心電図検査

 心臓は筋肉(心筋)の塊であり、たえず収縮・拡張をくり返してポンプとしてはたらき、全身に血液を送り出しています。心筋は、洞房結節という特定の部分で発生した電気信号により収縮しますが、心臓には、これを伝えるための刺激伝導系という特別な神経細胞の経路が存在します。この電気信号が心筋全体に伝わって収縮する際、心筋に生じる大きな電気信号を測定して記録するのが心電図検査です。
 検査はベッドに仰向けに寝て安静の状態でおこないます。コーヒーやたばこなどの刺激物は検査の1時間前からは口にしないようにします。
 心電図では図に示したような波形がくり返し描かれます。このうちP波は心房の収縮を、QRST部分は心室の収縮と弛緩(しかん)を示しています。このP-QRS-Tの波形を、両手くび、両足くび、胸部(6カ所)に電極をつけて記録します。

 通常は、四肢の電極から得られる6誘導(Ⅰ、Ⅱ、Ⅲ、aVR、aVL、aVF)と、胸部の電極から得られる6誘導(V1~V6)の、計12誘導の波形を記録して評価します。
 正常では、P-QRS-Tの波形が規則的にくり返され、その間隔はほぼ一定ですが、呼気時にすこし長くなり(脈はすこしおそくなる)、吸気時にすこし短くなる(脈はすこし速くなる)こともよく観察されます。これは呼吸性不整脈という正常の生理的な変化です。
 不整脈の場合には、あるP-QRS-T波形の次の波形が早くにみられたり(心房性期外収縮)、変形したQRS-T波形が不規則に入り込んだり(心室性期外収縮)、本来ならみられるはずの波形が抜けたりします。心房細動と呼ばれる状態では、P波がみられなくなって、かわりに不規則な細動波(f波)による基線のこまかなゆれがみられるようになり、QRS-Tの波形も不規則に出現するようになります。

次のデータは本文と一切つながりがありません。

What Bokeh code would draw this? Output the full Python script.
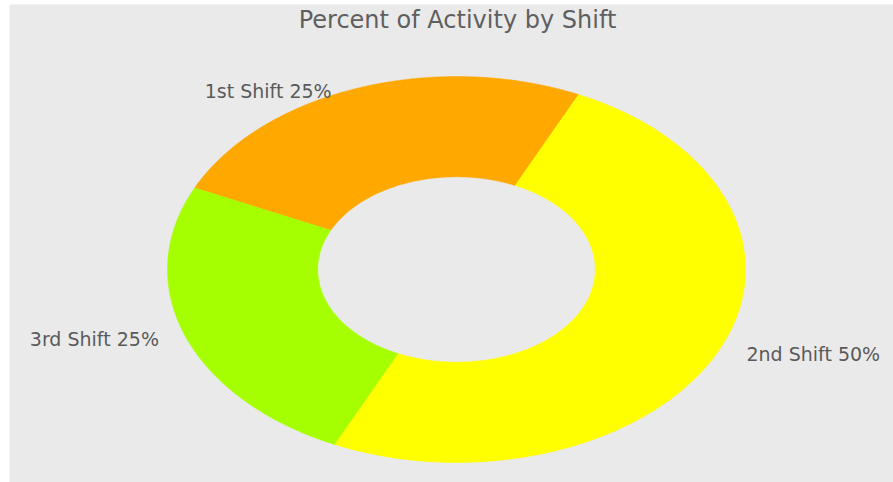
import numpy as np
from bokeh.plotting import figure
from bokeh.models import ColumnDataSource, Range1d
from bokeh.embed import file_html
from bokeh.resources import INLINE
from bokeh.core.properties import value

# ---- data ----
shifts = ["1st Shift", "2nd Shift", "3rd Shift"]
percents = [25, 50, 25]
colors = ["#FFA800", "#FFFF00", "#A6FF00"]
title_text = "Percent of Activity by Shift"

# ---- layout ----
W, H = 893, 482
BL, BT = 9, 4              # white strip left / top
FW, FH = W - BL, H - BT    # frame size
# pixel geometry of the (stretched) donut inside the frame
CX, CY = 456 - BL, 269 - BT
RX, RY = 289, 193          # outer radius in px (x, y)
OUTER, INNER = 1.0, 0.48
START_DEG = 155            # first slice starts here (math angle), clockwise

x0 = -CX / RX
x1 = (FW - CX) / RX
y1 = CY / RY
y0 = -(FH - CY) / RY

p = figure(width=W, height=H, output_backend="svg", toolbar_location=None,
           x_range=Range1d(x0, x1), y_range=Range1d(y0, y1),
           x_axis_type=None, y_axis_type=None,
           min_border=0, min_border_left=BL, min_border_top=BT)
p.grid.visible = False
p.outline_line_color = None
p.background_fill_color = "#EAEAEA"
p.border_fill_color = "white"

total = float(sum(percents))
start = np.deg2rad(START_DEG)
xs, ys, lx, ly, align, xoff, labels = [], [], [], [], [], [], []
cum = 0.0
for name, v in zip(shifts, percents):
    a0 = start - 2 * np.pi * cum / total
    a1 = start - 2 * np.pi * (cum + v) / total
    t = np.linspace(a0, a1, 240)
    xs.append(np.concatenate([OUTER * np.cos(t), INNER * np.cos(t[::-1])]))
    ys.append(np.concatenate([OUTER * np.sin(t), INNER * np.sin(t[::-1])]))
    mid = (a0 + a1) / 2
    mx, my = np.cos(mid), np.sin(mid)
    lx.append(OUTER * mx)
    ly.append(OUTER * my)
    align.append("right" if mx < 0 else "left")
    xoff.append(-26 if mx < 0 else 28)
    labels.append(f"{name} {v / total * 100:.0f}%")
    cum += v

src = ColumnDataSource(dict(xs=xs, ys=ys, color=colors))
p.patches("xs", "ys", source=src, fill_color="color", line_color="color", line_width=0.5)

lsrc = ColumnDataSource(dict(x=lx, y=ly, text=labels, align=align, xoff=xoff))
p.text("x", "y", text="text", source=lsrc, text_align="align", x_offset="xoff", y_offset=3,
       text_baseline="middle", text_font=value("DejaVu Sans"), text_font_size="19px",
       text_color="#5a5a5a")

tsrc = ColumnDataSource(dict(x=[(457 - 456) / RX], y=[(269 - 19) / RY], text=[title_text]))
p.text("x", "y", text="text", source=tsrc, text_align="center", text_baseline="middle",
       text_font=value("DejaVu Sans"), text_font_size="24px", text_color="#5f5f5f")

open("out.html", "w").write(file_html(p, INLINE))
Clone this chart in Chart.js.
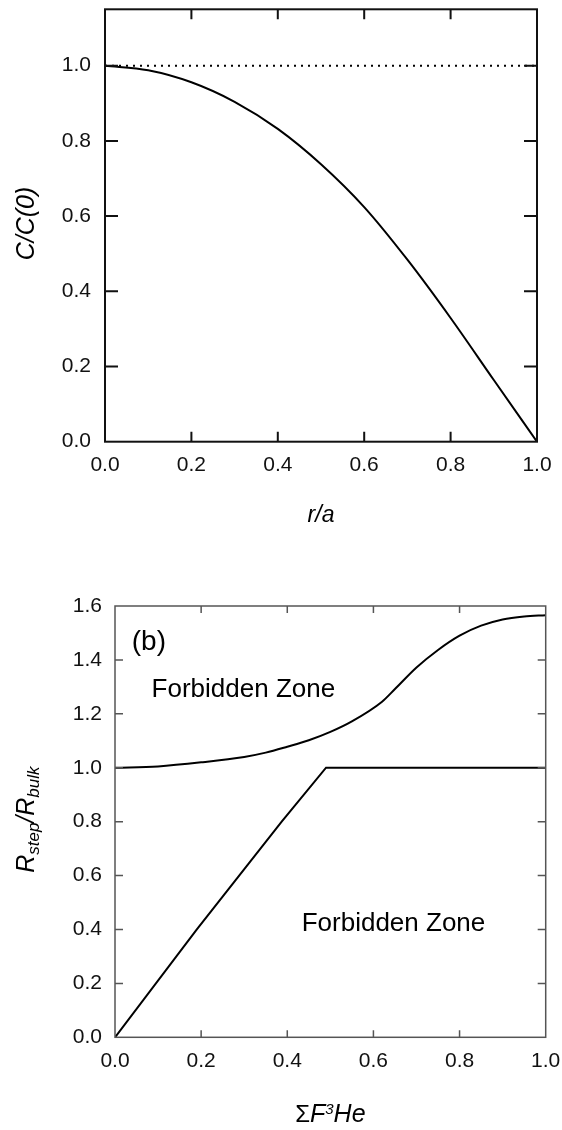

 心室性期外収縮が数多くみられるときにはくわしく検査する必要があります。悪化し心室細動を起こすと心臓のポンプ作用が失われ、心臓が止まってしまうからです。心筋梗塞を起こすと、この心室細動を起こしやすくなります。
 心臓が肥大(心室の壁が厚くなった状態)すると、R波やS波の振幅が大きくなり、心筋虚血(心室壁の酸素不足)ではSTの部分が低下します。心筋梗塞を起こすと、ST部分が上昇したり、深いQ波がみられたりします。
 安静時の心電図では変化がみられない場合(狭心症など)、速歩きなど、運動の負荷を加えながら心電図をとります(トレッドミル負荷試験)。このとき、狭心症の発作を起こすこともあるので十分に注意することが必要です。
 また、ふつうの生活しながら、24時間心電図を記録して解析するホルター心電図という検査もあり、発作性の不整脈や狭心症の診断に有効です。